Livv
Décisions

Ministre de l’Économie, 30 janvier 1996, n° FCEC9610050Y

MINISTRE DE L’ÉCONOMIE

Lettre

PARTIES

Demandeur :

MINISTRE DE L'ÉCONOMIE

Défendeur :

Conseil des Sociétés Legrand et Tehalit

Ministre de l’Économie n° FCEC9610050Y

30 janvier 1996

Maître,

Par lettre du 6 décembre 1996, vous m'avez notifié l'acquisition par le groupe Legrand, fabricant d'équipements d'installation électrique basse tension, de 94 p. 100 du capital de la société allemande Tehalit, avec reprise de ses filiales, spécialisées dans la fabrication de systèmes de câblage.

S'agissant d'une prise de contrôle, cette opération constitue une concentration au sens de l'article 39 de l'ordonnance n° 86-1243 du 1er décembre 1986.

Cette concentration n'est pas contrôlable au regard des seuils en chiffres d'affaires prévus par l'article 38 de ladite ordonnance, Tehalit réalisant en France un chiffre d'affaires inférieur à 2 milliards de francs.

Aussi convient-il de rechercher si le seuil en valeur relative est atteint, ce qui impose de définir le marché pertinent.

En l'espèce, les produits concernés sont les systèmes de câblage qui forment la totalité de la production de Tehalit, mais seulement une petite partie de celle de Legrand.

Les systèmes de câblage sont des éléments en forme de U, avec ou sans couvercle, en plastique, en acier ou en aluminium. De prix voisins, ils sont substituables entre eux, distribués par les mêmes canaux (les grossistes en matériels électriques), à l'intention des mêmes clients (les entreprises d'installation et d'entretien électrique) et destinés au même usage (le support et la protection des câbles).

Ces éléments permettent de considérer que ces différents produits appartiennent à un seul et même marché.

Sur le marché pertinent ainsi délimité, la nouvelle entité formée de Legrand et Tehalit détenant une part supérieure à 25 p. 100, la présente opération est donc contrôlable.

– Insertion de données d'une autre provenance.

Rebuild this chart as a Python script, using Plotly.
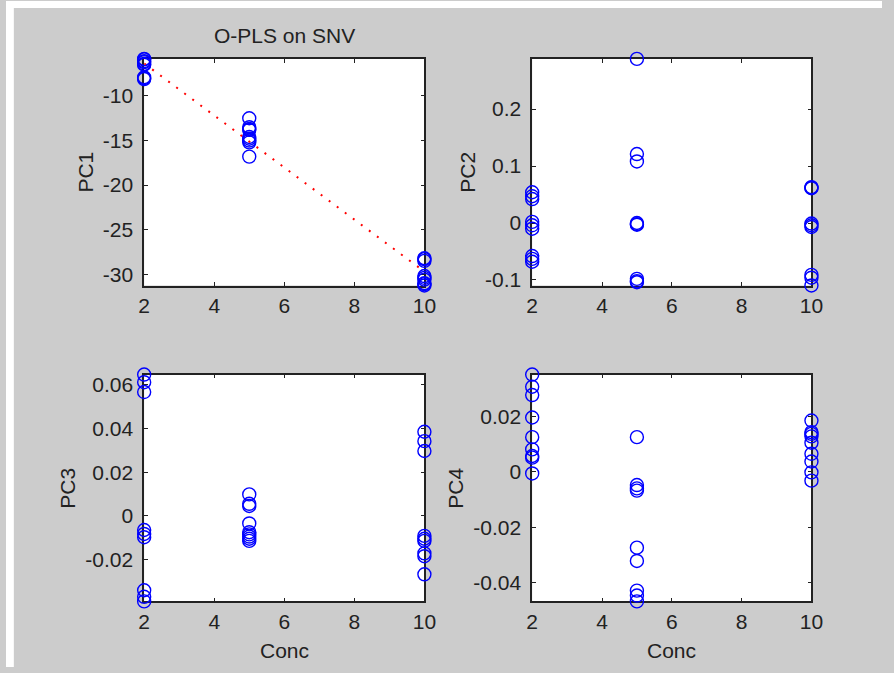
import numpy as np
import plotly.graph_objects as go

# Concentration of each of the 27 samples (9 replicates per level)
conc = [2, 2, 2, 2, 2, 2, 2, 2, 2,
        5, 5, 5, 5, 5, 5, 5, 5, 5,
        10, 10, 10, 10, 10, 10, 10, 10, 10]

# Component scores for each sample
pc1 = [-5.84, -5.9, -6.1, -6.2, -6.4, -6.5, -7.9, -8.0, -8.1,
       -12.5, -13.5, -13.7, -13.8, -14.6, -14.8, -15.0, -15.2, -16.8,
       -28.2, -28.3, -28.5, -30.2, -30.4, -30.6, -31.0, -31.1, -31.26]
pc2 = [0.054, 0.047, 0.042, 0.002, -0.004, -0.010, -0.058, -0.063, -0.068,
       0.288, 0.121, 0.108, 0.000, -0.002, -0.003, -0.098, -0.102, -0.104,
       0.063, 0.062, 0.061, -0.001, -0.004, -0.007, -0.091, -0.096, -0.1097]
pc3 = [0.0647, 0.0612, 0.0567, -0.0065, -0.0083, -0.0098, -0.0341, -0.0371, -0.0392,
       0.0098, 0.0055, 0.0045, -0.0035, -0.0075, -0.0085, -0.0095, -0.0105, -0.0115,
       0.0385, 0.0342, 0.0297, -0.0092, -0.0105, -0.0115, -0.0172, -0.0185, -0.0268]
pc4 = [0.0351, 0.0307, 0.0277, 0.0196, 0.0125, 0.0081, 0.0057, 0.0051, -0.0006,
       0.0125, -0.0048, -0.0060, -0.0068, -0.0274, -0.0322, -0.0429, -0.0447, -0.0468,
       0.0185, 0.0143, 0.0137, 0.0128, 0.0105, 0.0065, 0.0037, -0.0002, -0.0032]

x_ticks = [2, 4, 6, 8, 10]
x_tick_labels = ["2", "4", "6", "8", "10"]
pc1_ticks = [-30, -25, -20, -15, -10]
pc1_tick_labels = ["-30", "-25", "-20", "-15", "-10"]
pc2_ticks = [-0.1, 0, 0.1, 0.2]
pc2_tick_labels = ["-0.1", "0", "0.1", "0.2"]
pc3_ticks = [-0.02, 0, 0.02, 0.04, 0.06]
pc3_tick_labels = ["-0.02", "0", "0.02", "0.04", "0.06"]
pc4_ticks = [-0.04, -0.02, 0, 0.02]
pc4_tick_labels = ["-0.04", "-0.02", "0", "0.02"]

title_text = "O-PLS on SNV"
x_label = "Conc"
y_labels = ["PC1", "PC2", "PC3", "PC4"]

W, H = 894, 673
BG = "#cccccc"
FONT = "Liberation Sans, Arial, sans-serif"
AX = "#222222"
FS = 21

# Axes boxes in pixels: (left, right, top, bottom)
boxes = [(141, 427, 58.5, 287.5), (537, 822, 58.5, 287.5),
         (141, 427, 377.5, 606.7), (537, 822, 377.5, 606.7)]

fig = go.Figure()

scores = [pc1, pc2, pc3, pc4]
yticks = [(pc1_ticks, pc1_tick_labels), (pc2_ticks, pc2_tick_labels),
          (pc3_ticks, pc3_tick_labels), (pc4_ticks, pc4_tick_labels)]

for i, (vals, (tv, tt), (l, r, t, b)) in enumerate(zip(scores, yticks, boxes)):
    n = "" if i == 0 else str(i + 1)
    fig.add_trace(go.Scatter(
        x=conc, y=vals, mode="markers", xaxis="x" + n, yaxis="y" + n,
        marker=dict(symbol="circle-open", size=13, color="#0000ff",
                    line=dict(width=1.4, color="#0000ff")),
        cliponaxis=False, showlegend=False, hoverinfo="x+y"))
    axis_common = dict(showline=True, linecolor=AX, linewidth=1.5, mirror="ticks",
                       ticks="inside", ticklen=4, tickwidth=1.2, tickcolor=AX,
                       showgrid=False, zeroline=False, layer="below traces",
                       tickfont=dict(family=FONT, size=FS, color=AX))
    fig.layout["xaxis" + n] = dict(
        domain=[l / W, r / W], anchor="y" + n, range=[min(conc), max(conc)],
        tickmode="array", tickvals=x_ticks, ticktext=x_tick_labels,
        ticklabelstandoff=1, **axis_common)
    fig.layout["yaxis" + n] = dict(
        domain=[1 - b / H, 1 - t / H], anchor="x" + n,
        range=[min(vals), max(vals)],
        tickmode="array", tickvals=tv, ticktext=tt,
        ticklabelstandoff=5, **axis_common)

# Least-squares fit of PC1 against concentration
slope, intercept = np.polyfit(conc, pc1, 1)
fit_x = np.array([min(conc), max(conc)], dtype=float)
fig.add_trace(go.Scatter(
    x=fit_x, y=slope * fit_x + intercept, mode="lines", xaxis="x", yaxis="y",
    line=dict(color="#ff0000", width=2, dash="2px,8px"),
    showlegend=False, hoverinfo="skip"))

annotations = [dict(text=title_text, x=284 / W, y=1 - 35 / H, xref="paper", yref="paper",
                    xanchor="center", yanchor="middle", showarrow=False,
                    font=dict(family=FONT, size=FS, color=AX))]
label_x = [81, 471, 63, 459]
for lab, lx, (l, r, t, b) in zip(y_labels, label_x, boxes):
    annotations.append(dict(text=lab, x=lx / W, y=1 - (t + b) / 2 / H,
                            xref="paper", yref="paper", textangle=-90,
                            xanchor="center", yanchor="middle", showarrow=False,
                            font=dict(family=FONT, size=FS, color=AX)))
for (l, r, t, b) in boxes[2:]:
    annotations.append(dict(text=x_label, x=(l + r) / 2 / W, y=1 - 656 / H,
                            xref="paper", yref="paper", xanchor="center",
                            yanchor="middle", showarrow=False,
                            font=dict(family=FONT, size=FS, color=AX)))

# Thin white border on the left and top edges of the figure window
shapes = [dict(type="rect", xref="paper", yref="paper", x0=0, x1=8 / W, y0=0, y1=1,
               fillcolor="white", line=dict(width=0), layer="above"),
          dict(type="rect", xref="paper", yref="paper", x0=0, x1=1, y0=1 - 7 / H, y1=1,
               fillcolor="white", line=dict(width=0), layer="above")]

fig.update_layout(width=W, height=H, margin=dict(l=0, r=0, t=0, b=0),
                  paper_bgcolor=BG, plot_bgcolor="white",
                  annotations=annotations, shapes=shapes,
                  font=dict(family=FONT, size=FS, color=AX))

fig.write_html("out.html")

Toutefois, en dépit de la forte position du nouveau groupe, cette opération n'a pas paru de nature à porter atteinte à la concurrence, compte tenu des éléments suivants :

Il existe une concurrence non négligeable, tant française qu'étrangère ;

La concurrence française provient essentiellement de grands groupes sidérurgiques (Gantois, Usinor-Sacilor), qui distribuent également des produits en plastique pour compléter leur gamme. Le groupe Schneider commercialise aussi des systèmes de câblage par l'intermédiaire de ses filiales Merlin-Gérin et Télémécanique :

En ce qui concerne les concurrents étrangers, on trouve sur le marché français des fabricants européens (Iboco, Rehau, Obo-Bettermann, Rieth, Kleinhuis, Unex, Quintela, Thorsman) et américain (Panduit) ;

Mis à part ces grands groupes français et étrangers, sont également présentes sur le marché des entreprises telles que CES, Mavil, Electroliaison et Alusor ;

En outre,il y a une absence de réelles barrières à l'entrée des systèmes de câblage. Le marché de ces produits apparaît très ouvert, ils sont simples, nécessitant peu d'investissements au départ, ils se situent au confluent de différentes professions (plasturgie, métallurgie). Ils voyagent facilement et les échanges sont favorisés par la faiblesse des coûts de transport ;

Enfin,la puissance de négociation des acheteurs est importante. Les acheteurs sont eux-mêmes des entreprises, soit des grossistes dont 70 p. 100 appartiennent à l'un ou l'autre des deux grands groupes d'envergure mondiale dans le secteur de la distribution des matériels et équipements électriques : Sonepar et Rexel, soit des entreprises d'installation et d'entretien d'équipements électriques.

Les systèmes de câblage font l'objet de normes européennes, les modèles sont standardisés de sorte qu'il n'y a aucune incompatibilité entre mêmes modèles fabriqués par des entreprises différentes. La clientèle peut donc transférer ses commandes d'un fournisseur à l'autre et peut, par conséquent, faire jouer la concurrence sans entrave technique.

Par ailleurs, on ne peut faire abstraction d'une offre de produits intégrant le câble et son système de protection dans un ensemble préfabriqué. Ces produits ont l'inconvénient d'être plus coûteux mais offrent en revanche un gain de temps à l'installation. Ils présentent pour l'heure une substituabilité trop faible par rapport aux systèmes de câblage pour être considérés comme appartenant au même marché. Pour autant, leur existence est de nature à exercer une pression concurrentielle sur le marché des systèmes de câblage.

Compte tenu de ces différents éléments, je n'ai pas l'intention de saisir le conseil de la concurrence de cette opération.

Je vous prie d'agréer, Maître, l'assurance de ma considération distinguée.